1] Slit illumination - the second CCD within the ST-7/8 serves a dual
role -
[a] to autoguide the telescope and 'hold' the star on the slit
during prolonged exposures and
[b] allow 'viewing', focusing and centring the star over the
slit in the first place - a vital facility.
In its absence the observer is effectively working 'blind' for the main imaging chip serves only to record a spectrum. The slit is back illuminated into a bright line via a tiny LED within the spectrometer triggered by an external switch and internal 9vDC battery. A second over-riding switch is placed next to the PC mouse - marked biLED.

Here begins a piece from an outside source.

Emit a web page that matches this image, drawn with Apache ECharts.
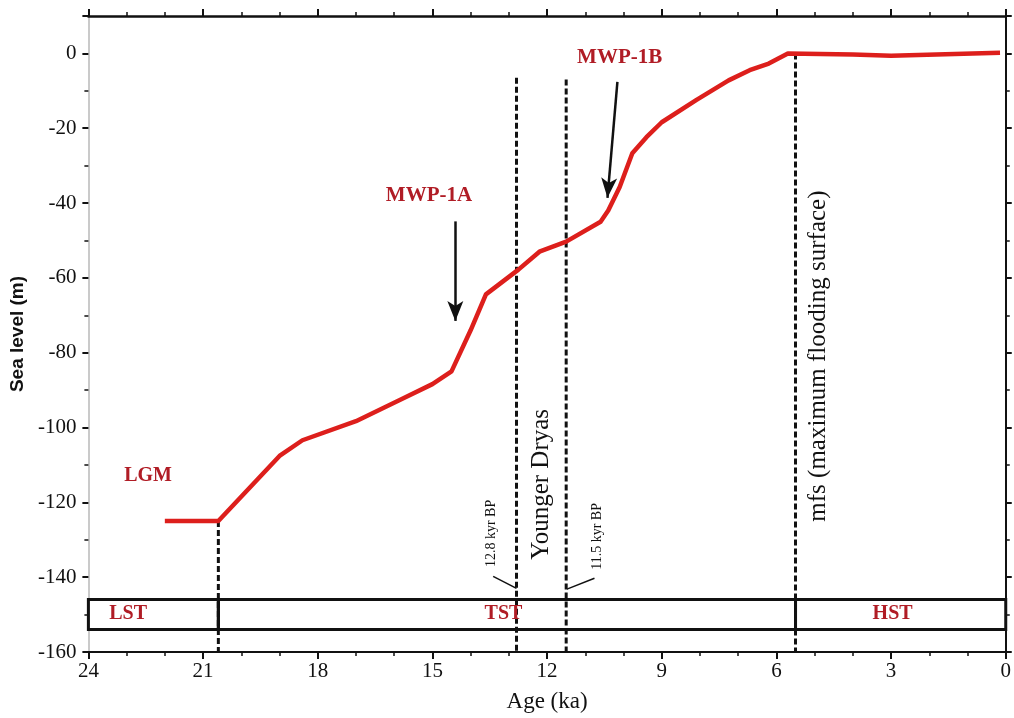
<!DOCTYPE html>
<html><head><meta charset="utf-8">
<script src="https://cdn.jsdelivr.net/npm/echarts@6/dist/echarts.min.js"></script>
<style>html,body{margin:0;padding:0;background:#fff}#c{width:1014px;height:718px}</style>
</head><body><div id="c"></div>
<script>
// Sea-level curve (age ka, sea level m)
const seaAge = [22.0,20.6,19.0,18.4,17.0,15.8,15.0,14.5,14.0,13.6,12.75,12.2,11.5,10.6,10.4,10.1,9.77,9.4,9.0,8.1,7.25,6.7,6.2,5.7,4.0,3.0,1.1,0.15];
const seaLevel = [-125,-125,-107.6,-103.4,-98.3,-92.4,-88.4,-85,-74,-64.4,-57.8,-53,-50.3,-45,-42,-35.7,-26.7,-22.4,-18.4,-12.5,-7.2,-4.5,-2.7,0,-0.3,-0.6,-0.1,0.2];
// Dashed boundary lines: age, top value
const boundaryAge = [20.6, 12.8, 11.5, 5.5];
const boundaryTop = [-125, -6.5, -7, 0];
// Systems-tract box
const tractNames = ['LST','TST','HST'];
const tractStart = [24, 20.6, 5.5];
const tractEnd = [20.6, 5.5, 0];
const tractLabelAge = [22.96, 13.14, 2.96];
const boxTop = -146, boxBottom = -154, boxLabelY = -149.8;
// Red annotation labels
const redLabels = ['LGM','MWP-1A','MWP-1B'];
const redLabelAge = [22.44, 15.09, 10.1];
const redLabelVal = [-112.8, -38, -1.2];
// Arrows [startAge, startVal, endAge, endVal]
const arrows = [[14.4,-44.9,14.4,-71.5],[10.16,-7.6,10.42,-38.6]];
// Vertical texts
const vertTexts = ['Younger Dryas','mfs (maximum flooding surface)'];
const vertAge = [12.16, 4.91];
const vertVal = [-115.2, -80.9];
const smallTexts = ['12.8 kyr BP','11.5 kyr BP'];
const smallAge = [13.45, 10.68];
const smallVal = [-128.3, -129.1];
const leaders = [[13.41,-139.8,12.8,-143],[10.76,-140.3,11.48,-143.2]];

const RED = '#dd1f1c', LRED = '#b01c25', INK = '#111';
const series = [];
series.push({type:'line', data: seaAge.map((a,i)=>[a,seaLevel[i]]), symbol:'none',
  lineStyle:{color:RED,width:4.5,join:'round'}, z:5});
boundaryAge.forEach((a,i)=>{
  series.push({type:'line', data:[[a,boundaryTop[i]],[a,-160]], symbol:'none',
    lineStyle:{color:INK,width:3,type:[6,3]}, z:3});
});
series.push({type:'line', data:[], markArea:{silent:true,
  itemStyle:{color:'rgba(0,0,0,0)',borderColor:INK,borderWidth:3},
  data: tractNames.map((n,i)=>[{coord:[tractStart[i],boxTop]},{coord:[tractEnd[i],boxBottom]}])}, z:4});
const lab = (txt,a,v,opt)=>({value:[a,v], label:Object.assign({show:true,position:'inside',formatter:txt},opt)});
const redFont = {fontFamily:'Liberation Serif',fontWeight:'bold',color:LRED};
const pts = [];
tractNames.forEach((n,i)=>pts.push(lab(n,tractLabelAge[i],boxLabelY,Object.assign({fontSize:20},redFont))));
redLabels.forEach((n,i)=>pts.push(lab(n,redLabelAge[i],redLabelVal[i],Object.assign({fontSize:i===0?20:21},redFont))));
vertTexts.forEach((n,i)=>pts.push(lab(n,vertAge[i],vertVal[i],{fontSize:i===0?25:25,fontFamily:'Liberation Serif',color:INK,rotate:90})));
smallTexts.forEach((n,i)=>pts.push(lab(n,smallAge[i],smallVal[i],{fontSize:14,fontFamily:'Liberation Serif',color:INK,rotate:90})));
series.push({type:'scatter', symbolSize:0, data:pts, z:6, silent:true, itemStyle:{opacity:1}, label:{opacity:1}});
series.push({type:'line', data:[], markLine:{silent:true, symbol:['none','arrow'], symbolSize:[12,20],
  label:{show:false}, lineStyle:{color:INK,width:2.5,type:'solid',opacity:1},
  data: arrows.map(r=>[{coord:[r[0],r[1]]},{coord:[r[2],r[3]]}])}});
leaders.forEach(l=>series.push({type:'line', data:[[l[0],l[1]],[l[2],l[3]]], symbol:'none', lineStyle:{color:INK,width:1.5}}));

const serif = 'Liberation Serif';
const xBase = {type:'value', min:0, max:24, interval:3, inverse:true,
  axisLine:{onZero:false,lineStyle:{color:INK,width:2}}, splitLine:{show:false},
  axisTick:{inside:false,length:7,lineStyle:{color:INK,width:2}},
  minorTick:{show:true,splitNumber:3,length:4,lineStyle:{color:INK,width:1.5}}};
const yBase = {type:'value', min:-160, max:10, interval:20, splitLine:{show:false},
  axisTick:{inside:false,length:6,lineStyle:{color:INK,width:2}},
  minorTick:{show:true,splitNumber:2,length:4,lineStyle:{color:INK,width:1.5}}};
const chart = echarts.init(document.getElementById('c'));
chart.setOption({
  animation:false, backgroundColor:'#fff',
  grid:{left:85,right:4,top:16,bottom:64,containLabel:false},
  xAxis:[
    Object.assign({}, xBase, {position:'bottom', name:'Age (ka)', nameLocation:'middle', nameGap:38,
      nameTextStyle:{fontFamily:serif,fontSize:23,color:INK},
      axisLabel:{fontFamily:serif,fontSize:21,color:INK,margin:9}}),
    Object.assign({}, xBase, {position:'top', axisLabel:{show:false}, axisLine:{onZero:false,lineStyle:{color:INK,width:2.5}}})
  ],
  yAxis:[
    Object.assign({}, yBase, {position:'left', name:'Sea level (m)', nameLocation:'middle', nameGap:58, nameRotate:90,
      nameTextStyle:{fontFamily:'Liberation Sans',fontWeight:'bold',fontSize:19,color:INK},
      axisLine:{onZero:false,lineStyle:{color:'#b8b8b8',width:1.5}},
      axisLabel:{fontFamily:serif,fontSize:21,color:INK,margin:12,showMaxLabel:false}}),
    Object.assign({}, yBase, {position:'right', axisLabel:{show:false}, axisLine:{onZero:false,lineStyle:{color:INK,width:2}}})
  ],
  series: series
});
</script></body></html>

2] Grating micrometer - each grating within the spectrometer can be tilted to centre any spectral region onto the CCD via a micrometer screw. A reading of 4.86 will bring the hydrogen-beta line [Hb @ 4861A] close to the centre of the downloaded images in hi-res mode. A lightweight electric focuser [Tasco #1603EF] bolted to the spectrometer base [via existing screw holes] has a reversible belt drive to the micrometer shaft. The black button on top of the motor declutches the drive for manual rotation of the micrometer shaft. Positioning of the spectrum is controlled via item 3 below.
3] Reference source - a small 8mm opal window [with cover] on the spectrometer base allows a source of light with bright emission lines to be added to a spectrum for precise calibration by wavelength needed for measurement of Doppler Shifts etc. I have used a miniature battery powered fluorescent lamp [£4 / $6 at DIY stores] as a source of mercury [Hg] light. The lamp [removed from its casing] is slid into an aluminium tube to screen extraneous light and clipped to the spectrometer base. A small hole admits Hg light to the reference window.
4] Grating selection lever - this rotates the grating carousel through 180 degrees to bring either the low-res 150 lines/mm grating or the hi-res 600 lines/mm grating into play. This continues to be operated from the spectrometer itself as it is unusual to continually swap from one grating to another during a session.
The calibration spectrum is from the mercury [Hg] lamp [see above] plus a neon [Ne] lamp [warning light in domestic appliances]. Both produce sharp emission lines of known wavelength - the values are estimated here except for Hg in the UV/visible. The Hg source covers the UV to green region whilst Ne has many lines in red. Both lamps appear to share common lines into the near IR - probably argon [Ar].